Mistress Anne has sometimes been confounded with the Countess of Carlisle, who was distinguished as an engraver of the works of Salvator Rosa, etc.

Carpenter, Margaret Sarah. The largest gold medal and other honors from the Society of Arts, London. Born at Salisbury, England. 1793-1872. Pupil of a local artist in Salisbury when quite young. Lord Radnor's attention was called to her talent, and he permitted her to copy in the gallery of Longford Castle, and advised her sending her pictures to London, and later to go there herself. She made an immediate success as a portrait painter, and from 1814 during fifty-two years her pictures were annually exhibited at the Academy with a few rare exceptions.

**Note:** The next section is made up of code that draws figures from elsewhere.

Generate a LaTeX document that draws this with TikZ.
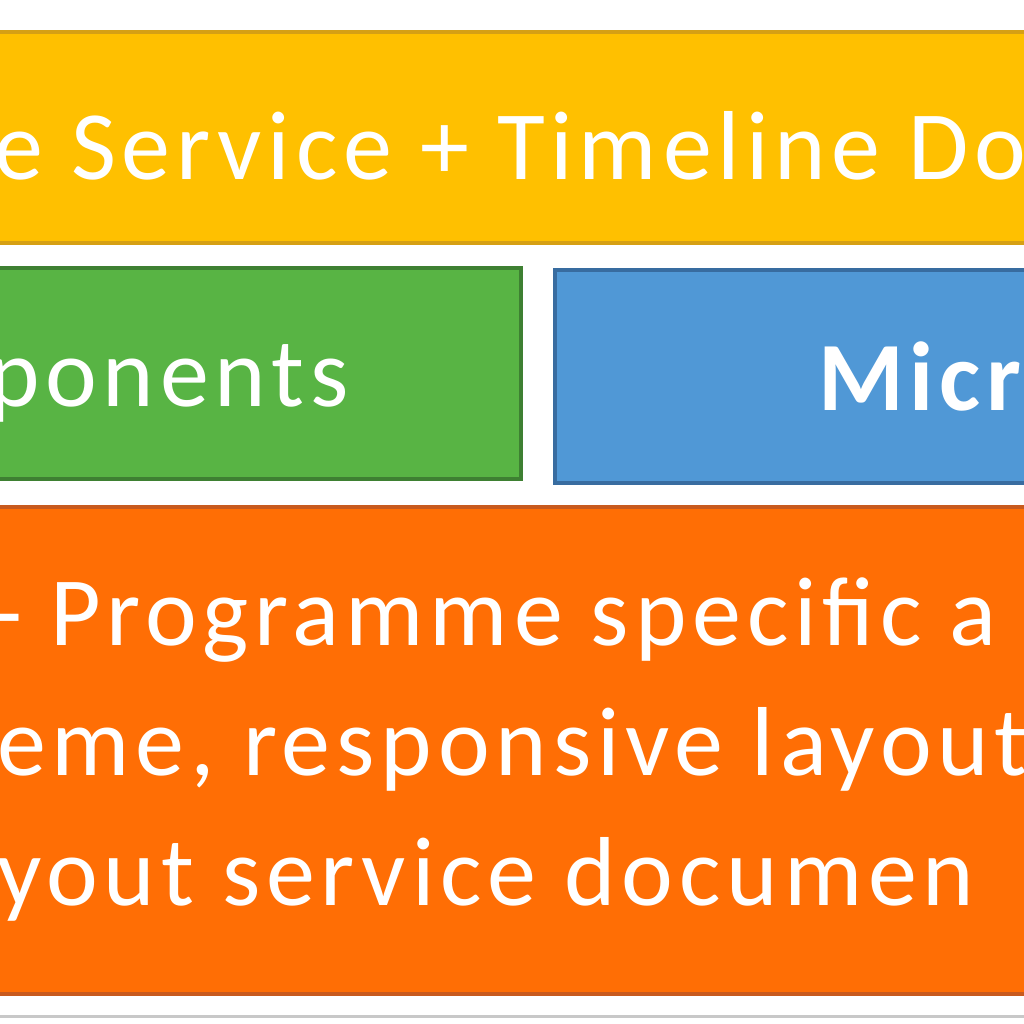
\documentclass[tikz,border=0pt]{standalone}
\usepackage{fontspec}
\setmainfont{Carlito}[LetterSpace=6]
\begin{document}
\begin{tikzpicture}[x=1pt,y=-1pt,
  bx/.style={line width=4pt},
  tx/.style={anchor=base west,inner sep=0pt,text=white,font=\fontsize{98}{110}\selectfont}]
\useasboundingbox (0,0) rectangle (1024,1024);
\clip (0,0) rectangle (1024,1024);
\fill[white] (0,0) rectangle (1024,1024);
\draw[bx,fill={rgb,255:red,255;green,192;blue,0},draw={rgb,255:red,214;green,160;blue,20}] (-20,32) rectangle (1050,243);
\draw[bx,fill={rgb,255:red,88;green,180;blue,68},draw={rgb,255:red,62;green,128;blue,50}] (-20,268) rectangle (521,479);
\draw[bx,fill={rgb,255:red,80;green,152;blue,214},draw={rgb,255:red,56;green,108;blue,160}] (555,270) rectangle (1050,483);
\draw[bx,fill={rgb,255:red,255;green,110;blue,5},draw={rgb,255:red,200;green,90;blue,30}] (-20,507) rectangle (1050,994);
\draw[line width=3pt,draw={rgb,255:red,200;green,200;blue,200}] (-20,1016) -- (1050,1016);
\node[tx] (t1) at (-6,180) {e Service + Timeline Do};
\node[tx] (t2) at (-12,406) {ponents};
\node[tx,font=\bfseries\fontsize{98}{110}\selectfont] (t3) at (818,410) {Micr};
\node[tx] (t4) at (-8,645) {- Programme specific a};
\node[tx] (t5) at (-3,775) {eme, responsive layout};
\node[tx] (t6) at (-3,905) {yout service documen};
\end{tikzpicture}
\end{document}
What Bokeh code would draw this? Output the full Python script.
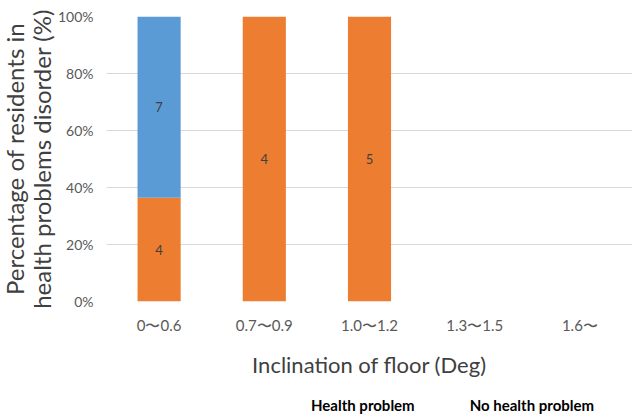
import numpy as np
from bokeh.plotting import figure
from bokeh.layouts import column
from bokeh.models import (ColumnDataSource, Range1d, FixedTicker, NumeralTickFormatter,
                          Legend, LegendItem, Title)
from bokeh.core.properties import value
from bokeh.embed import file_html
from bokeh.resources import INLINE

categories = ["0〜0.6", "0.7〜0.9", "1.0〜1.2", "1.3〜1.5", "1.6〜"]
health = [4, 4, 5, 0, 0]
no_health = [7, 0, 0, 0, 0]
y_ticks = [0, 0.2, 0.4, 0.6, 0.8, 1.0]
y_title = ["health problems disorder (%)", "Percentage of residents in"]
series_names = ["Health problem", "No health problem"]

FONT = "Lato"
ORANGE = "#ED7D31"
BLUE = "#5B9BD5"

tot = [h + n for h, n in zip(health, no_health)]
h_frac = [h / t if t else 0 for h, t in zip(health, tot)]
n_frac = [n / t if t else 0 for n, t in zip(no_health, tot)]

src = ColumnDataSource(dict(cat=categories, h=h_frac, n=n_frac))

p = figure(x_range=categories, y_range=Range1d(0, 1),
           width=633, height=385,
           min_border_left=106, min_border_right=1, min_border_top=16, min_border_bottom=84,
           output_backend="svg", toolbar_location=None)
p.outline_line_color = None

r = p.vbar_stack(["h", "n"], x="cat", width=0.41, color=[ORANGE, BLUE], source=src,
                 line_color=None)

# value labels
lx, ly, lt = [], [], []
for c, h, n, hf, nf in zip(categories, health, no_health, h_frac, n_frac):
    if h:
        lx.append(c); ly.append(hf / 2); lt.append(str(h))
    if n:
        lx.append(c); ly.append(hf + nf / 2); lt.append(str(n))
p.text(x=lx, y=ly, text=lt, text_align="center", text_baseline="middle",
       text_font=value(FONT), text_font_size="13px", text_color="#404040")

# axes
p.yaxis.ticker = FixedTicker(ticks=y_ticks)
p.yaxis.formatter = NumeralTickFormatter(format="0%")
for ax in (p.xaxis[0], p.yaxis[0]):
    ax.axis_line_color = None
    ax.major_tick_line_color = None
    ax.minor_tick_line_color = None
    ax.major_tick_out = 0
    ax.major_tick_in = 0
    ax.major_label_text_font = FONT
    ax.major_label_text_color = "#595959"
    ax.axis_label_text_font = FONT
    ax.axis_label_text_font_style = "normal"
    ax.axis_label_text_color = "#404040"
p.yaxis.major_label_text_font_size = "14px"
p.yaxis.major_label_standoff = 13
p.xaxis.major_label_text_font_size = "15px"
p.xaxis.major_label_standoff = 14
p.xaxis.axis_label = "Inclination of floor (Deg)"
p.xaxis.axis_label_text_font_size = "22px"
p.xaxis.axis_label_standoff = 14

# two-line y-axis title
for txt, so in zip(y_title, (-3, -5)):
    p.add_layout(Title(text=txt, align="center", standoff=so, text_font=FONT,
                       text_font_size="24px", text_font_style="normal",
                       text_color="#404040"), "left")

p.xgrid.grid_line_color = None
p.ygrid.grid_line_color = "#D9D9D9"
p.ygrid.grid_line_width = 1

# legend strip below the chart
leg = figure(width=633, height=33, x_axis_location=None, y_axis_location=None,
             min_border=0, output_backend="svg", toolbar_location=None)
leg.outline_line_color = None
leg.grid.visible = False
empty = ColumnDataSource(dict(x=[], top=[]))
lr = [leg.vbar(x="x", top="top", width=0.5, source=empty, fill_color=c, line_color=None)
      for c in (ORANGE, BLUE)]

legend = Legend(items=[LegendItem(label=nm, renderers=[rr]) for nm, rr in zip(series_names, lr)],
                orientation="horizontal", location=(190, 4),
                glyph_width=9, glyph_height=9, label_standoff=6, spacing=40,
                padding=0, margin=0, border_line_color=None, background_fill_alpha=0,
                label_text_font=FONT, label_text_font_size="15px",
                label_text_font_style="bold", label_text_color="#000000")
leg.add_layout(legend, "center")

layout = column(p, leg, spacing=0)
open("out.html", "w").write(file_html(layout, INLINE))
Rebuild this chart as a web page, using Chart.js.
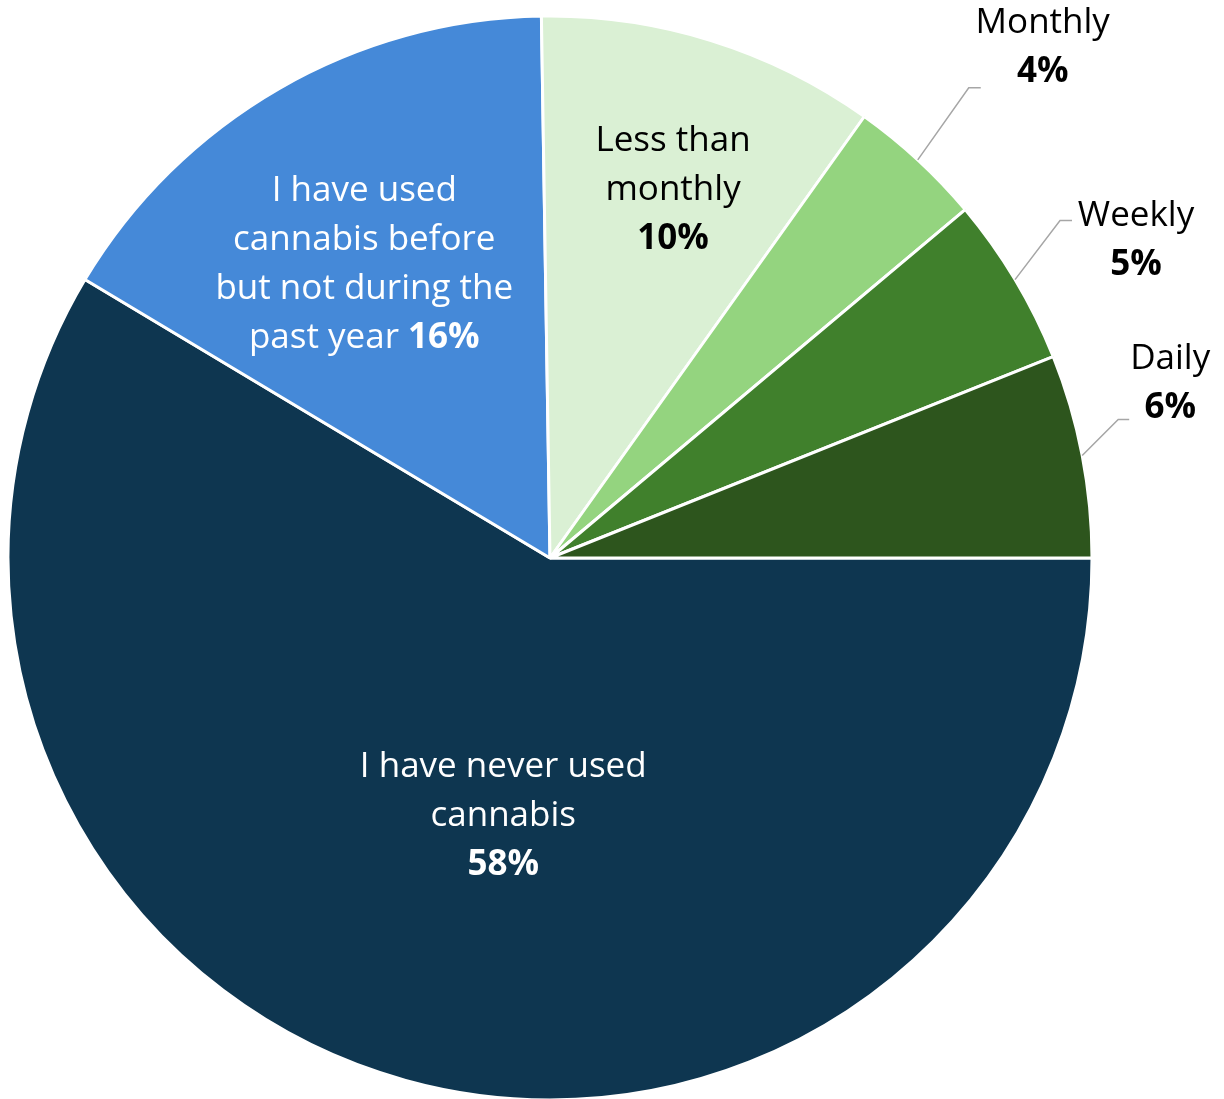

Her family name was Geddis; her husband was Keeper of the Prints and Drawings in the British Museum more than twenty years, and after his death his wife received a pension of £ 100 a year in recognition of his services.

Her portraits were considered excellent as likenesses; her touch was firm, her color brilliant, and her works in oils and water-colors as well as her miniatures were much esteemed. Many of them were engraved. Her portrait of the sculptor Gibson is in the National Portrait Gallery, London. A life-size portrait of Anthony Stewart, miniature painter, called " Devotion," and the "Sisters," portraits of Mrs. Carpenter's daughters, with a picture of "Ockham Church," are at South Kensington.